About the F5 DNS Cloud Service¶
In the initial release, the F5 DNS Cloud Service is a secondary authoritative DNS service. With global distribution, built-in DDoS Protection, and automatic scaling, the DNS Cloud Service can serve as a backup to your primary DNS services.
In the DNS protocol, there are primary authoritative DNS server and secondary authoritative DNS servers. The primary DNS servers always hold the true configuration, and you make configuration changes only on the primary DNS servers. The secondary DNS servers then transfer the configurations from the primary servers. In the event that the primary DNS fails, a secondary DNS server continues providing DNS responses.
For now, you must continue to use your current primary DNS servers and configure the DNS Cloud Service as a secondary DNS server. All configuration changes you make on the primary DNS server are replicated to the DNS Cloud Service through RFC-compliant zone transfers.
The DNS Cloud Service can process all of your DNS traffic if you configure your registrar or NS records to only point to the DNS Cloud Service, thus making your primary DNS server a “hidden primary” DNS server. F5 recommends this choice because you can hide your primary DNS and send all traffic to the DNS Cloud Service, which reduces the vulnerability of the primary DNS server to an attack, and improves DNS response times by leveraging our globally distributed DNS infrastructure and Anycast network.
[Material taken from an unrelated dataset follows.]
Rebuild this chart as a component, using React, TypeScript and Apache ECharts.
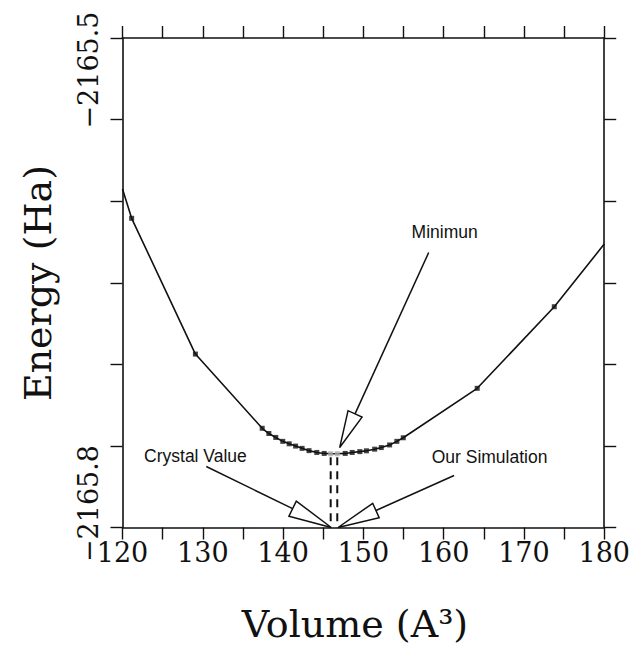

You can specify which zones are transferred to the DNS Cloud Service. The DNS service uses Zone Transfer (AXFR) to retrieve DNS resource records from your primary DNS server. You can configure as many zones as needed. For each applicable zone, you must specify an existing TSIG key.
After you configure your DNS server to use the DNS Cloud Service as a secondary DNS server, there will be no impact to your applications if the primary DNS server becomes unavailable.
The DNS Cloud Service will continue to provide DNS responses. However, new configuration changes will only be possible when the primary DNS server is operational again.